BACKGROUND OF THE INVENTION
In recent years, the importance of performing interactive searches on large collections of text has increased considerably because of the rapid increase in the size of the world wide web. Many search engines, such as Yahoo! (http://www.yahoo.com), Lycos (http://www.lycos.com) and AltaVista (http:///www.altavista.com), are available in which closest sets of matches are found to sets of keywords specified by the user. For such applications, the documents searched are represented in the form of an inverted index, see, Salton G., McGill M. J., “Introduction to Modern Information Retrieval,” McGraw Hill, New York, 1983. Other access methods such as signature files exist (see, e.g., Faloutsos C., “Access Methods for Text,” ACM Computing Surveys 17, Mar. 1, 1995); Frakes W. B., Baeza-Yates R. (editors), “Information Retrieval: Data Structures and Algorithms,” Prentice Hall PTR, Upper Saddle River, N.J., 1992), though the inverted representation seems to have become the method of choice in the information retrieval domain. The inverted representation consists of lists of document identifiers, one for each word in the lexicon. For each word w, its list contains all the document identifiers, such that the corresponding documents contain that word. In addition, meta-information on word-frequency, position, or document length may be stored along with each identifier. For each user query, it suffices to examine the document identifiers in the inverted lists corresponding to the words in the query (or target).
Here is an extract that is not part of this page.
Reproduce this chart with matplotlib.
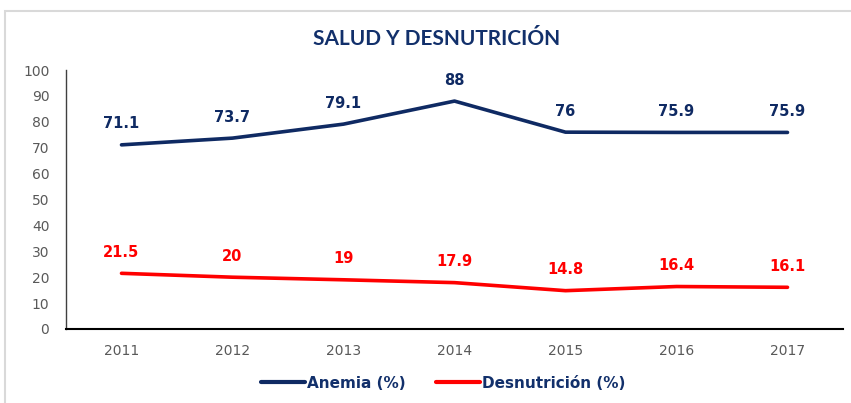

Considerable correlations between words exist because of synonymity and different descriptions of the same underlying latent concepts. Thus, two documents containing very different vocabulary could be similar in subject material. Similarly, two documents sharing considerable vocabulary could be topically very different. While applying the method to search engines (which is a special application of similarity search, in which the target document contains very few words), this problem is observed in the form of retrieval incompleteness and inaccuracy. For example, while querying on cats, one may miss documents containing a description on the feline species, which do not explicitly contain the word “cat.” Methods exist for query extension via adhoc feedback, relevance feedback, or automatic expansion, see, e.g., Hearst M. A., “Improving Full-Text Precision on Short Queries using Simple Constraints,” Proceedings of the Symposium on Document Analysis and Information Retrieval, April 1996; Mitra M., Singhal A., Buckley C., “Improving Automatic Query Expansion,” Proceedings of the ACM SIGIR Conference 1998, pages 206-214; Rocchio J. J., “Relevance feedback in Infomation Retrieval,” Journal of the American Society for Information Science, 34(4), 262-280; Salton G., Buckley C., “Improving Retrieval Performance by Relevance Feedback,” Journal of the American Society for Information Science, 41(4):288-297, 1990; and Xu J., Croft W. B., “Query Expansion Using Local and Global Document Analysis,” Proceedings of the ACM SIGIR Conference, 1996. Another well known problem is that of polysemy, in which the same word could refer to multiple concepts in the description. For example, the word “jaguar” could refer to an automobile, or it could refer to the cat. Clearly, the ambiguity of the term can be resolved only by viewing it in the context of other terms in the document.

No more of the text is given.